I once envisioned the inner landscape of depression — and other bottoms of the human experience — as a kind of hell. But not the fiery torment from religious stories. It’s quieter, heavier. A space where negative thoughts, fear, doubt, and uncertainty reign. Positivity is rare, though not completely absent. Every so often, a flicker of light appears, or a soft glimmer of hope brushes past. It feels good — for a moment — and then, like gravity, you’re pulled back into the depths.

The journey toward peace, toward joy — toward paradise — is not a straight climb. It’s steep, uneven, and paradoxically harder the closer you get to the light. In those bottom states, it often feels like the darkness itself resists your ascent. The more you want out, the tighter it grips. The further you rise, the stronger the pull to fall back.

But the light becomes brighter too. As the pull of the bottom intensifies, so does your will to live. And somewhere in that tension, love enters. Not romantic love — but the force that says, “You can still rise.” The force that whispers, even in the darkest moments, that something brighter is real. That there is a path beyond the inertia.

Eventually, you reach a kind of purgatory. Not quite hell, not quite paradise — a gray space in between. It feels like a rest stop for the soul. You’re no longer drowning in darkness, but you haven’t yet rooted yourself in the world of light either. This middle ground is treacherous. It’s easy to think you’ve made it, to believe you can relax. But that’s when you start slipping — quietly, subtly — and suddenly you’re back at the edge of the pit.

Here’s the hardest truth: the work isn’t over just because it feels better. The hands of the bottom — old thought patterns, unresolved pain, the habit of despair — don’t disappear just because you see the sun. You have to keep choosing the light. Even when it’s hard. Especially when it’s hard.

It’s tempting to think that all it takes to step into a new life is to stop thinking negatively, to stop causing harm. But as you rise, you realize: what once looked pure in contrast to darkness still carries residue. Compared to shadow, you might seem luminous. But in the brilliance of real Love — unconditional, all-accepting, infinite — you begin to notice what you’re still carrying. And that’s where the deeper work begins.

The love you felt in fleeting moments — in dreams, in flashes of hope while at the bottom — becomes a guiding star. You want to merge with it. You want to live from that place. Not just for others, but for yourself too.
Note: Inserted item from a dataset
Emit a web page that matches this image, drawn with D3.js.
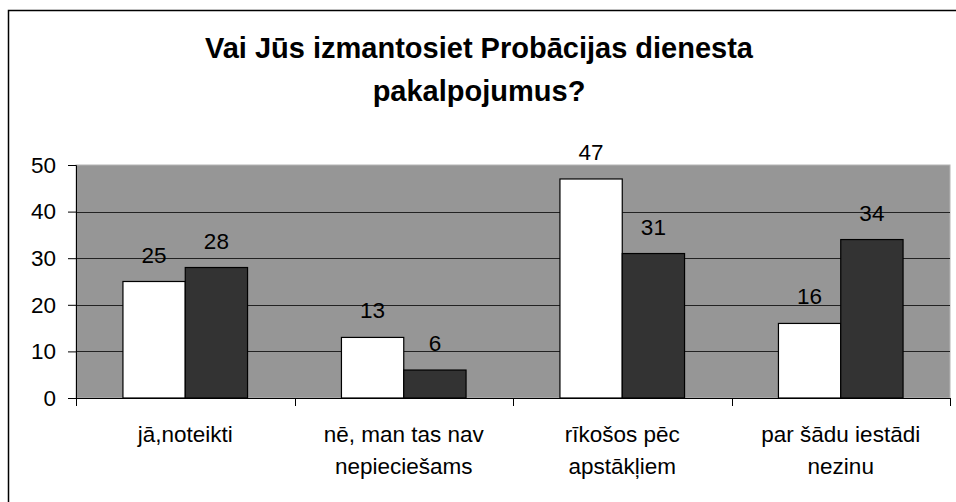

Because now you understand: there is such a thing as light, and it is the only real thing.

You begin to see yourself in the web of life. Your body, your hand — a composition of molecules that once belonged to trees, animals, warriors, sunlight. Everything is made from everything. You’re part of it all. A single drop in the great ocean — distinct, yes, with your own sound and scent and signature — but never separate.
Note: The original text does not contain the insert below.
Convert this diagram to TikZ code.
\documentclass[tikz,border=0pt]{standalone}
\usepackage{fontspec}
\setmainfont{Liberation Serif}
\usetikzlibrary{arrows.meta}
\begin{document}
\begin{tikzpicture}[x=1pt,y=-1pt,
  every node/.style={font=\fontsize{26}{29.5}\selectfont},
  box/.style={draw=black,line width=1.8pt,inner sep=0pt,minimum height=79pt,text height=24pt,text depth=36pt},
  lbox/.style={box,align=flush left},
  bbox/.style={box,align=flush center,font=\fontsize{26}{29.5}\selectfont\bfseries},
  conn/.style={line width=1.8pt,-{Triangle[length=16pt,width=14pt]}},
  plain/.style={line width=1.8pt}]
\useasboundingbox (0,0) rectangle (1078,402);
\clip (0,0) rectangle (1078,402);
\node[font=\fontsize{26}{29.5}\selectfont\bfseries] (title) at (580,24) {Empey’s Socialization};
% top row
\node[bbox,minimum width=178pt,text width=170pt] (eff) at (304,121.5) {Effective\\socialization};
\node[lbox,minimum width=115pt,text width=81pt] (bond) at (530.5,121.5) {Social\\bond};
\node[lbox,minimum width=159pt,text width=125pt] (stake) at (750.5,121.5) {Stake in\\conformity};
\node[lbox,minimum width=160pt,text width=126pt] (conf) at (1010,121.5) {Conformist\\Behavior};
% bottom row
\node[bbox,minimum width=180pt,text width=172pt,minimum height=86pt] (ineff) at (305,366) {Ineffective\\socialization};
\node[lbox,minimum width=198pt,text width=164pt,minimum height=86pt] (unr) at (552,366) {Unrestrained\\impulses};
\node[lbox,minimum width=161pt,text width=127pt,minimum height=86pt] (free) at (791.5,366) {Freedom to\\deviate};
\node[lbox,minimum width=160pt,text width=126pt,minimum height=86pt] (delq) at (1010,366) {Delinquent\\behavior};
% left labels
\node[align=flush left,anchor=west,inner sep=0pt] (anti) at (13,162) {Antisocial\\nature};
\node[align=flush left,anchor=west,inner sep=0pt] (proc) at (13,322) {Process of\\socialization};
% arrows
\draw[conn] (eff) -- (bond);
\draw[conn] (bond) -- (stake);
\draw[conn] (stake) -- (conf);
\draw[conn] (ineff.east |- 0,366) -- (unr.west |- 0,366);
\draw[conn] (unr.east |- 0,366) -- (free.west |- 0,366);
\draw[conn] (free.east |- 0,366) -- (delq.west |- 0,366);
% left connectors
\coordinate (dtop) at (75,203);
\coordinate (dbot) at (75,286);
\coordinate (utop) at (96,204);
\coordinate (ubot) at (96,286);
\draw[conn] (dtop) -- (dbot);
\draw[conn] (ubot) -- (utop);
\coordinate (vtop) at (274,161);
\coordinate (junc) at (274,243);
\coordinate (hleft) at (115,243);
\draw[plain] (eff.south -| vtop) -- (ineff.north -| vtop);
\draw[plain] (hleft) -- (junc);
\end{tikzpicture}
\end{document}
And suddenly, it’s clear. Your hell was never really the darkness. It was the loneliness. The illusion of separation from everything that is. The sense that you didn’t belong to the greater whole. That you were unloved, unlovable. That wall wasn’t built by others. It was built by your own mistrust of the Love that was always flowing toward you.

Paradise is the return. To unity. To connection. To the knowledge that you are not broken, not alone, and never truly cut off from the Source. The moment you touch that truth, you begin to dissolve the bottom’s grip. And love — the real kind — becomes your way home.